Operational needs extend beyond these core issues. Further basic developer experience tools like the GHC dashboard proposal are stalled for lack of time.
Motivation
Hiring a dedicated person to maintain and improve the infrastructure, CI, and related tooling would alleviate the burden on some of GHC’s core contributors. This would free these core contributors to make more optimal use of their time instead of spending it on devops - a position which we are more prepared to hire for and requires less onboarding. Further being preemptive in avoiding issues would improve the flow for every contributor.
Supporting GHC’s process is directly in line with the community glue and adoption directives of the Haskell Foundation – it connects a wider audience of Haskellers than any other. Additionally it is a challenge for volunteers to reliably sustain this necessary and vital infrastructure. And further, this project should be as far upstream as possible, as GHC development infrastructure is the commons of the Haskell community.
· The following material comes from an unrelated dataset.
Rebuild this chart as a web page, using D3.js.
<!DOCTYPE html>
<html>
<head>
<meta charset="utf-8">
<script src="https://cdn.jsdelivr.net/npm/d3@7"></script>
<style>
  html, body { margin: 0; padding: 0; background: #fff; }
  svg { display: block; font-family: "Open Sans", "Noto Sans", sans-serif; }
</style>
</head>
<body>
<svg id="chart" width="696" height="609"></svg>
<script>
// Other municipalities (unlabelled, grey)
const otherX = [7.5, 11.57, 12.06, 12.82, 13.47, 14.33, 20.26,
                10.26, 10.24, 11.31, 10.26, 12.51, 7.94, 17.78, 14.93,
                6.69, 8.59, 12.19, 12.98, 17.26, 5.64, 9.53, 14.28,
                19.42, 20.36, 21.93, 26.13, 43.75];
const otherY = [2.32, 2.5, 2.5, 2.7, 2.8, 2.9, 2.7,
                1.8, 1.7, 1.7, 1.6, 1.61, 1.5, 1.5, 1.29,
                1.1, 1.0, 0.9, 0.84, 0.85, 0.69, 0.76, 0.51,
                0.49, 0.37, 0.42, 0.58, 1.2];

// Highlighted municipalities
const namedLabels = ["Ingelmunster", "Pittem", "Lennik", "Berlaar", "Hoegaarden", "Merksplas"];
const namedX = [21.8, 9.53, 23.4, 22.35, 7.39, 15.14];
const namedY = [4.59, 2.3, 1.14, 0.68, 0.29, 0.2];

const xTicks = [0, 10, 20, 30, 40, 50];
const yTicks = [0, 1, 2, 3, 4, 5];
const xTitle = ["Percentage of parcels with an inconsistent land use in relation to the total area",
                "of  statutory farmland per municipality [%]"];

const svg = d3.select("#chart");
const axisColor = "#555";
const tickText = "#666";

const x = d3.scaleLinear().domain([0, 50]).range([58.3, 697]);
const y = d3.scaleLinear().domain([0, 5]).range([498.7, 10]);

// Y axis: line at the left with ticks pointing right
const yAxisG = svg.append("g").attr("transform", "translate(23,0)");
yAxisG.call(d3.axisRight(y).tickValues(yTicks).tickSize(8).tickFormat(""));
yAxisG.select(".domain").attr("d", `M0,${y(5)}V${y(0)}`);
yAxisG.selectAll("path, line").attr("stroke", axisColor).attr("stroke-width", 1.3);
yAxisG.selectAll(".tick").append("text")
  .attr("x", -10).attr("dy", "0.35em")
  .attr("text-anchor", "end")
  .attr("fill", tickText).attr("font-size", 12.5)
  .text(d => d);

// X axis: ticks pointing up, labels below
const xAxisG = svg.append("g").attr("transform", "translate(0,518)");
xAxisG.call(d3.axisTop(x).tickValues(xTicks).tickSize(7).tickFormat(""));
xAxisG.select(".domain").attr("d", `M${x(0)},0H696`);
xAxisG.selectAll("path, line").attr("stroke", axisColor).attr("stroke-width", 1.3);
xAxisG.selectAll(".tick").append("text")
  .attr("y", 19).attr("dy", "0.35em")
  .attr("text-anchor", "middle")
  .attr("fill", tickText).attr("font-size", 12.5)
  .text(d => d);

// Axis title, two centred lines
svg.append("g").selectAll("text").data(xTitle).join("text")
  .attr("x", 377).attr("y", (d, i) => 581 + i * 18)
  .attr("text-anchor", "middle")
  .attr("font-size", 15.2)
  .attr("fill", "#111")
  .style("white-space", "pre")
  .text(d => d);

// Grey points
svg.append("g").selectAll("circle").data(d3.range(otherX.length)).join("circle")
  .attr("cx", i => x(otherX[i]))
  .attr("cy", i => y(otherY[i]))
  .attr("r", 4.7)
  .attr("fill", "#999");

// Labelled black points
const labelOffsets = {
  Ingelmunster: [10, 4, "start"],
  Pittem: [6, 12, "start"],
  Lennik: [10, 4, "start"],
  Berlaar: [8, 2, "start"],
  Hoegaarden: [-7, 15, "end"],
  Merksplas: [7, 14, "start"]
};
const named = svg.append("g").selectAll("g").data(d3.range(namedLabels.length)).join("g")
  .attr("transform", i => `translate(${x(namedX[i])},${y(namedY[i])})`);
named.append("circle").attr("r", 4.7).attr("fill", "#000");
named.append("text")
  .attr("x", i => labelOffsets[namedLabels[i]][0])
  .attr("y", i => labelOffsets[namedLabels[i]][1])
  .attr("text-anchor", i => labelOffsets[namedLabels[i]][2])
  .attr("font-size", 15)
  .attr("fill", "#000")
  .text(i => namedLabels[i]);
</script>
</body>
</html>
With a full-time steward, the infrastructure could provide benefits beyond just GHC. Already, CI machinery is shared by cabal and ghcup, and a paid maintainer could further scale this out. In turn, this enhances the returns on other related Haskell Foundation-funded projects.
Responsibilities of a maintainer should include:
- Maintain gitlab & CI.
- Improve GHC CI execution.
- Expand CI coverage to the base ecosystem.
- Support related Haskell project CI.
Further responsibilities could include:
- Support additional Haskell server infrastructure (help to the admin team).
- Support OS packag(ing/ers) of Haskell (i.e. distros, such as debian, alpine, etc.).
- CI for additional distros and architectures.
- Documenting the infrastructure
- GHC performance dashboard
Goals
Hire a dedicated devops person to support Haskell Foundation’s interest in GHC and Haskell infrastructure.
People
This section should detail the following people:
-
Performers:
Andrew Boardman: Personnel management, Leading search
Ben Gamari: Technical management -
Reviewers:
Andrew Boardman
Ben Gamari
Moritz Angermann
Most affected people:
- Ben Gamari
- Moritz Angermann
- The Haskell Infrastructure team
- All GHC developers, as well as cabal and ghcup
- Hopefully developers on other major Haskell projects
Resources
The HF would provide the people management side via Andew Boardman in the CEO role, while the technical direction side of management would come from the GHC Operations Contributors - primarily Ben Gamari.
In addition the Haskell Foundation would provide a budget currently estimated to be up to US$125k/year.
Finally HF, via the CEO role, would lead the candidate search in coordination with GHC Operations Community and other stakeholders.
Timeline
Job listing writing: 1 week.
Candidate search period: up to 2 months.
Hiring process: up to 2 months, hopefully less.
Lifecycle:
After the initial hiring process, this is expected to be an ongoing position.
Deliverables
Deliver one hired developer operative within approximately 2-4 months.
Outcomes
We expect more time available from core ghc contributors currently bogged down in operations work, as well as more stability to the CI infrastructure, and ultimately ongoing improvements in features and coverage.
Risks
-
Hiring is hard. Especially since we’d prefer a wide mix of skills such as Nix, operations, and ideally Haskell. The bar is raised for hiring for a security sensitive position. Requires a budget sufficient to hire someone who suits the qualifications.
-
In the short term, time spent in terms of mentoring and bringing a new hire up to speed will be required from the GHC Ops team.
-
We may require a more senior and with a more varied skill set than is feasible
- We need someone who shows up and figures out what needs to be done independently.
-
Hire competency will affect the stability of services.
-
Hiring a new person is a significant financial burden to take on for the HF.
-
Documentation and knowledge must be maintained so this person does not become a critical failure point.